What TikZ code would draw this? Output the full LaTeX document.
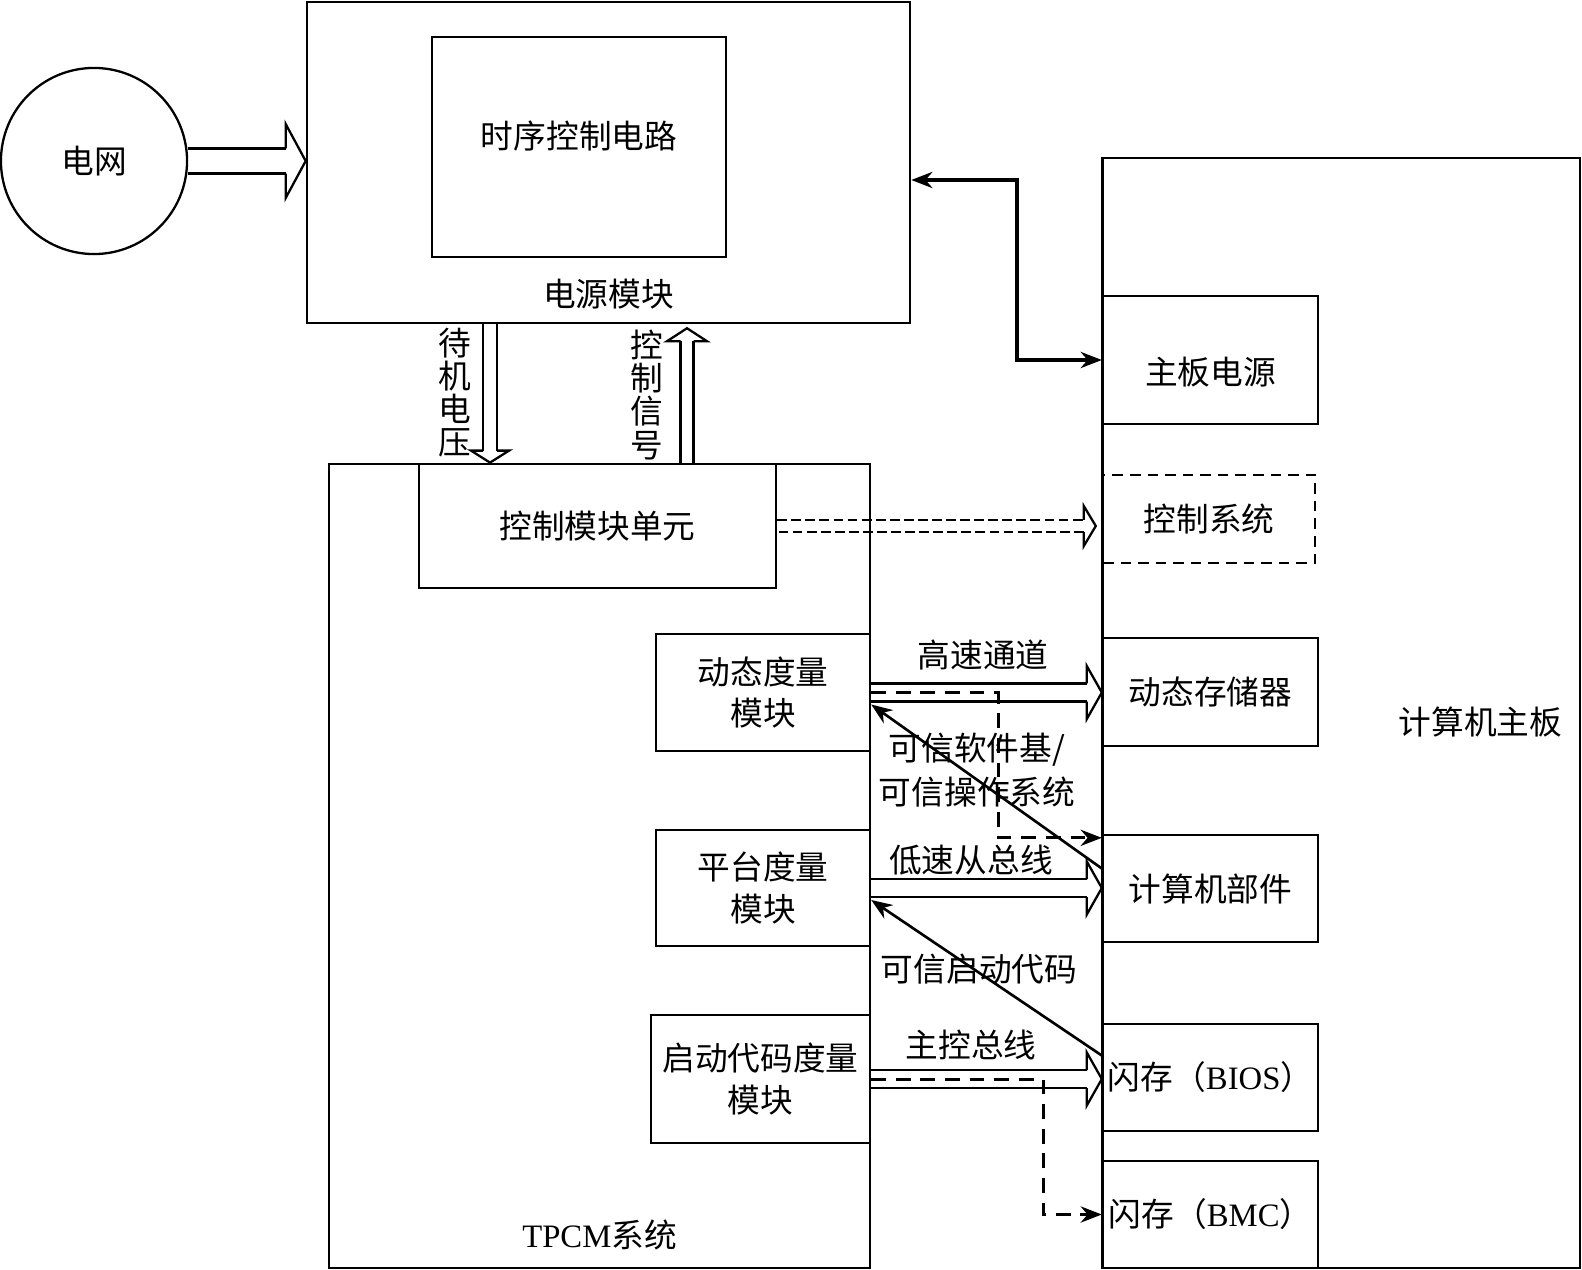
\documentclass[tikz,border=0pt]{standalone}
\usepackage{fontspec}
\setmainfont{Liberation Serif}
\newfontfamily\cjk{Noto Sans CJK SC}
\usetikzlibrary{calc,arrows.meta}

% hollow (outline) arrow: [shaft style]{from}{to}{half shaft}{half head}{head length}
\newcommand{\hollowarrow}[6][]{%
  \coordinate (ha-tip) at (#3);
  \coordinate (ha-base) at ($(#3)!#6!(#2)$);
  \draw[#1] ($(#2)!#4!90:(ha-tip)$) -- ($(ha-base)!#4!90:(ha-tip)$);
  \draw ($(ha-base)!#4!90:(ha-tip)$) -- ($(ha-base)!#5!90:(ha-tip)$) -- (ha-tip)
        -- ($(ha-base)!#5!-90:(ha-tip)$) -- ($(ha-base)!#4!-90:(ha-tip)$);
  \draw[#1] ($(ha-base)!#4!-90:(ha-tip)$) -- ($(#2)!#4!-90:(ha-tip)$);
}

\begin{document}
\begin{tikzpicture}[
  x=0.01cm,y=-0.01cm,line width=0.65pt,
  txt/.style={font=\cjk\fontsize{9.3}{11.7}\selectfont,inner sep=0pt,align=center},
  vtxt/.style={font=\cjk\fontsize{9.3}{9.4}\selectfont,inner sep=0pt,align=center},
  box/.style={rectangle,draw,txt},
  arr/.style={-{Stealth[length=6pt,width=4.6pt]},line width=0.75pt},
  biarr/.style={{Stealth[length=6pt,width=4.6pt]}-{Stealth[length=6pt,width=4.6pt]},line width=0.9pt},
  dasharr/.style={arr,line width=0.85pt,dash pattern=on 4.2pt off 2.8pt},
]
\useasboundingbox (0,0) rectangle (1582,1270);

% Power side
\node[circle,draw,txt,minimum size=1.86cm] (grid) at (94,161) {电网};
\node[box,minimum width=6.03cm,minimum height=3.21cm,
  label={[txt,anchor=south,yshift=0.14cm]south:电源模块}] (power) at (608.5,162.5) {};
\node[box,minimum width=2.94cm,minimum height=2.2cm,
  label={[txt,yshift=0.11cm]center:时序控制电路}] (timing) at (579,147) {};

% TPCM system
\node[box,minimum width=5.41cm,minimum height=8.04cm,
  label={[txt,anchor=south,yshift=0.18cm]south:{\rmfamily TPCM}系统}] (tpcm) at (599.5,866) {};
\node[box,minimum width=3.57cm,minimum height=1.24cm] (ctrl) at (597.5,526) {控制模块单元};
\node[box,minimum width=2.14cm,minimum height=1.17cm] (dyn) at (763,692.5) {动态度量\\模块};
\node[box,minimum width=2.14cm,minimum height=1.16cm] (plat) at (763,888) {平台度量\\模块};
\node[box,minimum width=2.19cm,minimum height=1.28cm] (boot) at (760.5,1079) {启动代码度量\\模块};

% Computer mainboard
\node[box,minimum width=4.77cm,minimum height=11.1cm,
  label={[txt,anchor=east,xshift=-0.18cm,yshift=-0.09cm]east:计算机主板}] (board) at (1341.5,713) {};
\node[box,minimum width=2.15cm,minimum height=1.28cm,
  label={[txt,yshift=-0.12cm]center:主板电源}] (mbpower) at (1210.5,360) {};
\node[box,dash pattern=on 3pt off 2pt,minimum width=2.12cm,minimum height=0.88cm] (ctrlsys) at (1209,519) {控制系统};
\node[box,minimum width=2.15cm,minimum height=1.08cm] (dram) at (1210.5,692) {动态存储器};
\node[box,minimum width=2.15cm,minimum height=1.07cm] (pc) at (1210.5,888.5) {计算机部件};
\node[box,minimum width=2.15cm,minimum height=1.07cm] (bios) at (1210.5,1077.5) {闪存（{\rmfamily BIOS}）};
\node[box,minimum width=2.15cm,minimum height=1.07cm] (bmc) at (1210.5,1214.5) {闪存（{\rmfamily BMC}）};
\draw (board.north west) -- (board.south west);

% Hollow arrows
\coordinate (gridin) at (grid.east -| power.west);
\hollowarrow{grid.east}{gridin}{0.125cm}{0.37cm}{0.2cm}
\coordinate (sv) at (490,400);
\path (sv |- power.south) coordinate (sv1) (sv |- tpcm.north) coordinate (sv2);
\hollowarrow{sv1}{sv2}{0.07cm}{0.19cm}{0.12cm}
\coordinate (cs) at (687,400);
\path (cs |- tpcm.north) coordinate (cs1) ($(cs |- power.south)+(0,4)$) coordinate (cs2);
\hollowarrow{cs1}{cs2}{0.065cm}{0.2cm}{0.13cm}
\coordinate (ctrlin) at ($(ctrl.east -| ctrlsys.west)+(-6,0)$);
\hollowarrow[dash pattern=on 2.8pt off 1.2pt]{ctrl.east}{ctrlin}{0.06cm}{0.2cm}{0.12cm}
\coordinate (dramin) at (dyn.east -| dram.west);
\hollowarrow{dyn.east}{dramin}{0.09cm}{0.265cm}{0.15cm}
\coordinate (pcin) at (plat.east -| pc.west);
\hollowarrow{plat.east}{pcin}{0.09cm}{0.265cm}{0.15cm}
\coordinate (biosin) at (boot.east -| bios.west);
\hollowarrow{boot.east}{biosin}{0.09cm}{0.265cm}{0.15cm}

% Vertical labels
\node[vtxt] at (455,393) {待\\机\\电\\压};
\node[vtxt] at (647,395) {控\\制\\信\\号};

% Power control line
\coordinate (pwout) at ($(power.east)+(0,17.5)$);
\draw[biarr] (pwout) -| (1017,270) |- (mbpower.west);

% Measurement arrows
\draw[dasharr] (dyn.east) -| (998,760) |- ($(pc.north west)+(0,4)$);
\draw[arr] ($(pc.west)+(0,-20)$) -- ($(dyn.east)+(0,12)$);
\draw[arr] ($(bios.west)+(0,-22)$) -- ($(plat.east)+(0,12)$);
\draw[dasharr] (boot.east) -| (1043,1150) |- (bmc.west);

% Bus labels
\node[txt] at (983,655) {高速通道};
\node[txt,font=\cjk\fontsize{9.3}{12.4}\selectfont] at (977,770) {可信软件基/\\可信操作系统};
\node[txt] at (971,860) {低速从总线};
\node[txt] at (979,969) {可信启动代码};
\node[txt] at (971,1045) {主控总线};

\end{tikzpicture}
\end{document}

* **Exercise**:
Repeat the material above word for word and skip every image in it.

* **Task response**:
What TikZ code would draw this? Output the full LaTeX document.
\documentclass[tikz,border=0pt]{standalone}
\usepackage{fontspec}
\setmainfont{Liberation Serif}
\newfontfamily\cjk{Noto Sans CJK SC}
\usetikzlibrary{calc,arrows.meta}

% hollow (outline) arrow: [shaft style]{from}{to}{half shaft}{half head}{head length}
\newcommand{\hollowarrow}[6][]{%
  \coordinate (ha-tip) at (#3);
  \coordinate (ha-base) at ($(#3)!#6!(#2)$);
  \draw[#1] ($(#2)!#4!90:(ha-tip)$) -- ($(ha-base)!#4!90:(ha-tip)$);
  \draw ($(ha-base)!#4!90:(ha-tip)$) -- ($(ha-base)!#5!90:(ha-tip)$) -- (ha-tip)
        -- ($(ha-base)!#5!-90:(ha-tip)$) -- ($(ha-base)!#4!-90:(ha-tip)$);
  \draw[#1] ($(ha-base)!#4!-90:(ha-tip)$) -- ($(#2)!#4!-90:(ha-tip)$);
}

\begin{document}
\begin{tikzpicture}[
  x=0.01cm,y=-0.01cm,line width=0.65pt,
  txt/.style={font=\cjk\fontsize{9.3}{11.7}\selectfont,inner sep=0pt,align=center},
  vtxt/.style={font=\cjk\fontsize{9.3}{9.4}\selectfont,inner sep=0pt,align=center},
  box/.style={rectangle,draw,txt},
  arr/.style={-{Stealth[length=6pt,width=4.6pt]},line width=0.75pt},
  biarr/.style={{Stealth[length=6pt,width=4.6pt]}-{Stealth[length=6pt,width=4.6pt]},line width=0.9pt},
  dasharr/.style={arr,line width=0.85pt,dash pattern=on 4.2pt off 2.8pt},
]
\useasboundingbox (0,0) rectangle (1582,1270);

% Power side
\node[circle,draw,txt,minimum size=1.86cm] (grid) at (94,161) {电网};
\node[box,minimum width=6.03cm,minimum height=3.21cm,
  label={[txt,anchor=south,yshift=0.14cm]south:电源模块}] (power) at (608.5,162.5) {};
\node[box,minimum width=2.94cm,minimum height=2.2cm,
  label={[txt,yshift=0.11cm]center:时序控制电路}] (timing) at (579,147) {};

% TPCM system
\node[box,minimum width=5.41cm,minimum height=8.04cm,
  label={[txt,anchor=south,yshift=0.18cm]south:{\rmfamily TPCM}系统}] (tpcm) at (599.5,866) {};
\node[box,minimum width=3.57cm,minimum height=1.24cm] (ctrl) at (597.5,526) {控制模块单元};
\node[box,minimum width=2.14cm,minimum height=1.17cm] (dyn) at (763,692.5) {动态度量\\模块};
\node[box,minimum width=2.14cm,minimum height=1.16cm] (plat) at (763,888) {平台度量\\模块};
\node[box,minimum width=2.19cm,minimum height=1.28cm] (boot) at (760.5,1079) {启动代码度量\\模块};

% Computer mainboard
\node[box,minimum width=4.77cm,minimum height=11.1cm,
  label={[txt,anchor=east,xshift=-0.18cm,yshift=-0.09cm]east:计算机主板}] (board) at (1341.5,713) {};
\node[box,minimum width=2.15cm,minimum height=1.28cm,
  label={[txt,yshift=-0.12cm]center:主板电源}] (mbpower) at (1210.5,360) {};
\node[box,dash pattern=on 3pt off 2pt,minimum width=2.12cm,minimum height=0.88cm] (ctrlsys) at (1209,519) {控制系统};
\node[box,minimum width=2.15cm,minimum height=1.08cm] (dram) at (1210.5,692) {动态存储器};
\node[box,minimum width=2.15cm,minimum height=1.07cm] (pc) at (1210.5,888.5) {计算机部件};
\node[box,minimum width=2.15cm,minimum height=1.07cm] (bios) at (1210.5,1077.5) {闪存（{\rmfamily BIOS}）};
\node[box,minimum width=2.15cm,minimum height=1.07cm] (bmc) at (1210.5,1214.5) {闪存（{\rmfamily BMC}）};
\draw (board.north west) -- (board.south west);

% Hollow arrows
\coordinate (gridin) at (grid.east -| power.west);
\hollowarrow{grid.east}{gridin}{0.125cm}{0.37cm}{0.2cm}
\coordinate (sv) at (490,400);
\path (sv |- power.south) coordinate (sv1) (sv |- tpcm.north) coordinate (sv2);
\hollowarrow{sv1}{sv2}{0.07cm}{0.19cm}{0.12cm}
\coordinate (cs) at (687,400);
\path (cs |- tpcm.north) coordinate (cs1) ($(cs |- power.south)+(0,4)$) coordinate (cs2);
\hollowarrow{cs1}{cs2}{0.065cm}{0.2cm}{0.13cm}
\coordinate (ctrlin) at ($(ctrl.east -| ctrlsys.west)+(-6,0)$);
\hollowarrow[dash pattern=on 2.8pt off 1.2pt]{ctrl.east}{ctrlin}{0.06cm}{0.2cm}{0.12cm}
\coordinate (dramin) at (dyn.east -| dram.west);
\hollowarrow{dyn.east}{dramin}{0.09cm}{0.265cm}{0.15cm}
\coordinate (pcin) at (plat.east -| pc.west);
\hollowarrow{plat.east}{pcin}{0.09cm}{0.265cm}{0.15cm}
\coordinate (biosin) at (boot.east -| bios.west);
\hollowarrow{boot.east}{biosin}{0.09cm}{0.265cm}{0.15cm}

% Vertical labels
\node[vtxt] at (455,393) {待\\机\\电\\压};
\node[vtxt] at (647,395) {控\\制\\信\\号};

% Power control line
\coordinate (pwout) at ($(power.east)+(0,17.5)$);
\draw[biarr] (pwout) -| (1017,270) |- (mbpower.west);

% Measurement arrows
\draw[dasharr] (dyn.east) -| (998,760) |- ($(pc.north west)+(0,4)$);
\draw[arr] ($(pc.west)+(0,-20)$) -- ($(dyn.east)+(0,12)$);
\draw[arr] ($(bios.west)+(0,-22)$) -- ($(plat.east)+(0,12)$);
\draw[dasharr] (boot.east) -| (1043,1150) |- (bmc.west);

% Bus labels
\node[txt] at (983,655) {高速通道};
\node[txt,font=\cjk\fontsize{9.3}{12.4}\selectfont] at (977,770) {可信软件基/\\可信操作系统};
\node[txt] at (971,860) {低速从总线};
\node[txt] at (979,969) {可信启动代码};
\node[txt] at (971,1045) {主控总线};

\end{tikzpicture}
\end{document}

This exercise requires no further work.